The Fountain | Vered Aharonovitch
Vered Aharonovitch
- Date2014
- TechniqueMixed media: fiberglass, wood, iron and water pumps
- Size300X300X250
The installation The Fountain, positioned on the Ilana Goor Museum rooftop, presents an unpredictable plot. At first glance, we see the figure of an athletic man, recumbent on a rock island, with “mischievous” girls running around him, seemingly playing within his territory. The figure of the man summons the iconic Poseidon from Greek mythology (or Neptune in Roman mythology), the hedonist God of the Sea. However, at a second glance a role reversal is revealed. The God is not admired and has no control over his subjects. The obvious inspiration for this work is the classic sovereignty scene of the Fontana Di Trevi in Rome (1629-1762), which demonstrates Neptune’s control over the sea through his army of tritons and horses.
In a kind of compensatory act, Vered Aharonovitch, painter and sculptor who graduated from the Bezalel Academy, chooses to project her inner world upon one of the central urban icons in architectural and visual history, as well as today - the fountain. She creates a satirical grotesque scene corresponding with the fairytale tradition: “Once upon a time... and they all lived happily ever after.” But no! The redheaded girl is a reflection of the mischievous controversial figure of Pippi Longstocking, created by author Astrid Lindgren, star of children’s television in the 1980s.
The sculptural installation presents naked Poseidon not as a powerful God, but as a defeated, humiliated weakling, in the midst of our existence, with a horrified look on his face, and five little girls tormenting him with a touch of black comedy and the absurd. They have none of the seduction typical to sculptures of children’s play. They project post-terror anger, a sense of revenge following their disillusionment, when they came to acknowledge a villainous act that was committed.
Aharonovitch’s industrial colorfulness corresponds with the seemingly-naïve sculptures of Niki de Saint Phalle (1930-2002). Her playful sculpture The Golem (1972) is used to this day as a slide in the Kiryat Yovel playground in Jerusalem, and the installation The Fountain (1982), which she co-created with her husband the sculptor Jean Tinguely, is positioned outside the Centre Georges Pompidou in Paris.
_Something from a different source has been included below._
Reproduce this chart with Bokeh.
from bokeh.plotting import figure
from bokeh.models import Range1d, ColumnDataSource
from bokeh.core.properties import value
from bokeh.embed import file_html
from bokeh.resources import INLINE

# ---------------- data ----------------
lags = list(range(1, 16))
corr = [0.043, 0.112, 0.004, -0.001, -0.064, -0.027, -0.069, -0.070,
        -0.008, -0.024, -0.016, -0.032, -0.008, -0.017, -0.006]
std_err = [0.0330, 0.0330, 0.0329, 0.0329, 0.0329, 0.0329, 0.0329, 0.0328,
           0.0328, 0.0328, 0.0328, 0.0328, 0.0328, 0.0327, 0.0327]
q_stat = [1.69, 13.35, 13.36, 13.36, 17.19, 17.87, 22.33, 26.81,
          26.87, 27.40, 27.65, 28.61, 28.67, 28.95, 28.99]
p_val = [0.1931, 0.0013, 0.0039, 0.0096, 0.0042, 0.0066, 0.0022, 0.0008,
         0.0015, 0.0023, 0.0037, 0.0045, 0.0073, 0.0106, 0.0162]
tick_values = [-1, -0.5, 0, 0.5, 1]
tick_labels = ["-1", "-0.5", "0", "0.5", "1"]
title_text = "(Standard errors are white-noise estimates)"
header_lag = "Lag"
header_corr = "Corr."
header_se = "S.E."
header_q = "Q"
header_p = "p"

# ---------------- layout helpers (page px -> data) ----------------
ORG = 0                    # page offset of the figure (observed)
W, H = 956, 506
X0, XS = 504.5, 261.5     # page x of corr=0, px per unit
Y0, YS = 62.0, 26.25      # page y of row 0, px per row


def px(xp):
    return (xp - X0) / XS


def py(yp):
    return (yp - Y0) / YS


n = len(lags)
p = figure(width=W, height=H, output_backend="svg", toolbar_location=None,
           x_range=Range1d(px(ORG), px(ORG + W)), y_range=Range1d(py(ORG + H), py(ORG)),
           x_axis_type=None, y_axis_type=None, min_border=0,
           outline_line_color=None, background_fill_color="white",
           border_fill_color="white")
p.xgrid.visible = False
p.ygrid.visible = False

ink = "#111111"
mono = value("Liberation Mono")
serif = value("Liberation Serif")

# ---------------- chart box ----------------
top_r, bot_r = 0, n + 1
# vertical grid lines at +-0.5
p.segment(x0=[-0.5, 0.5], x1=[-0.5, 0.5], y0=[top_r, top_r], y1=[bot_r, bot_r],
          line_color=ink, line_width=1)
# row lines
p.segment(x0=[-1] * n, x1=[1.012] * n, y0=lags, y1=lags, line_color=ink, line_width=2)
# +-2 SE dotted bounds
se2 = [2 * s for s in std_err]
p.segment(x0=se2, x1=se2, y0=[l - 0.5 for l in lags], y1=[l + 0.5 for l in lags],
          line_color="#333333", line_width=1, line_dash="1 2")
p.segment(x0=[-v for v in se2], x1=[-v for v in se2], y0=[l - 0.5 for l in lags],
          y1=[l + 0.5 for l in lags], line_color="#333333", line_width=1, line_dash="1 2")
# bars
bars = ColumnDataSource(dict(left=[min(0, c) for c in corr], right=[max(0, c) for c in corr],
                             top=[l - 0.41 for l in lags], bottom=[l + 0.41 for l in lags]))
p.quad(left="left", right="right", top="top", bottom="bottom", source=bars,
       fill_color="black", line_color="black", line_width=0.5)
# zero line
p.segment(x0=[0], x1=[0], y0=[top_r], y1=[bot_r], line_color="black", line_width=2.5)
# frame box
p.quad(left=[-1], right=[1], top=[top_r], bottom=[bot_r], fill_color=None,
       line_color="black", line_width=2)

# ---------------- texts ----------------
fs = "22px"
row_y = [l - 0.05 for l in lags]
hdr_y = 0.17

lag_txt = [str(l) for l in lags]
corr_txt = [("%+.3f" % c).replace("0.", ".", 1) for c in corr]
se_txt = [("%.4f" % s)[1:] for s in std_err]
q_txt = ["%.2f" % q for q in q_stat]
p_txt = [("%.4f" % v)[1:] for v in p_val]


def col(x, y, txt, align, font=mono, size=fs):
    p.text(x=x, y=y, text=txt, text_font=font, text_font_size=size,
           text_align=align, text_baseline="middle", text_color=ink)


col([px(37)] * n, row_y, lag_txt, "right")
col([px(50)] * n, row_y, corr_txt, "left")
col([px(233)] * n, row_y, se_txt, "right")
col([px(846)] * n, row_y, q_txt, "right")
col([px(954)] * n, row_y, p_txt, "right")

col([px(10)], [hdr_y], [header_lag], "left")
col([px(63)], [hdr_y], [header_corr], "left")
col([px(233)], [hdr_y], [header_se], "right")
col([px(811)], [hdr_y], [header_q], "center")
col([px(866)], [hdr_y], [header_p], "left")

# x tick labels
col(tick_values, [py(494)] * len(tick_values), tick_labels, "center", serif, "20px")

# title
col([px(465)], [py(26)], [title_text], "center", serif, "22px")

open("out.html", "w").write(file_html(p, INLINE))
Aharonovitch chooses to work with plastic, a material which Roland Barth describes as alchemical, altered, belittled and bourgeois. According to Barth, this material was used as a futuristic replacement of materials previously perceived noble (marble and bronze). In Aharonovitch’s installation, the plastic material invites a new dialogue, one that has been made possible by the feminist revolution. The spectacular representation raises and contains problematic issues that Western society attempts to address, though to no avail.
Another inspiration for the work is hidden in its title. This is a reference to the subversive – The Fountain by Marcel Duchamp, one of the most influential artists of the 20th century. Duchamp’s fountain is no other than an industrial porcelain urinal which he put on the artistic pedestal in 1917. This act became a turning point in art, which chose to take the industrial mundane object out of its context as part of the modern formative lexicon. Aharonovitch continues to develop this notion, which announces a conceptual revolution in the way object and subject relations are perceived, and appropriates it to a humorous drama. Through her naïve aesthetic treatment of material and color and in her own unique manner, the artist raises issues of sovereignty, breach of trust, and abuse.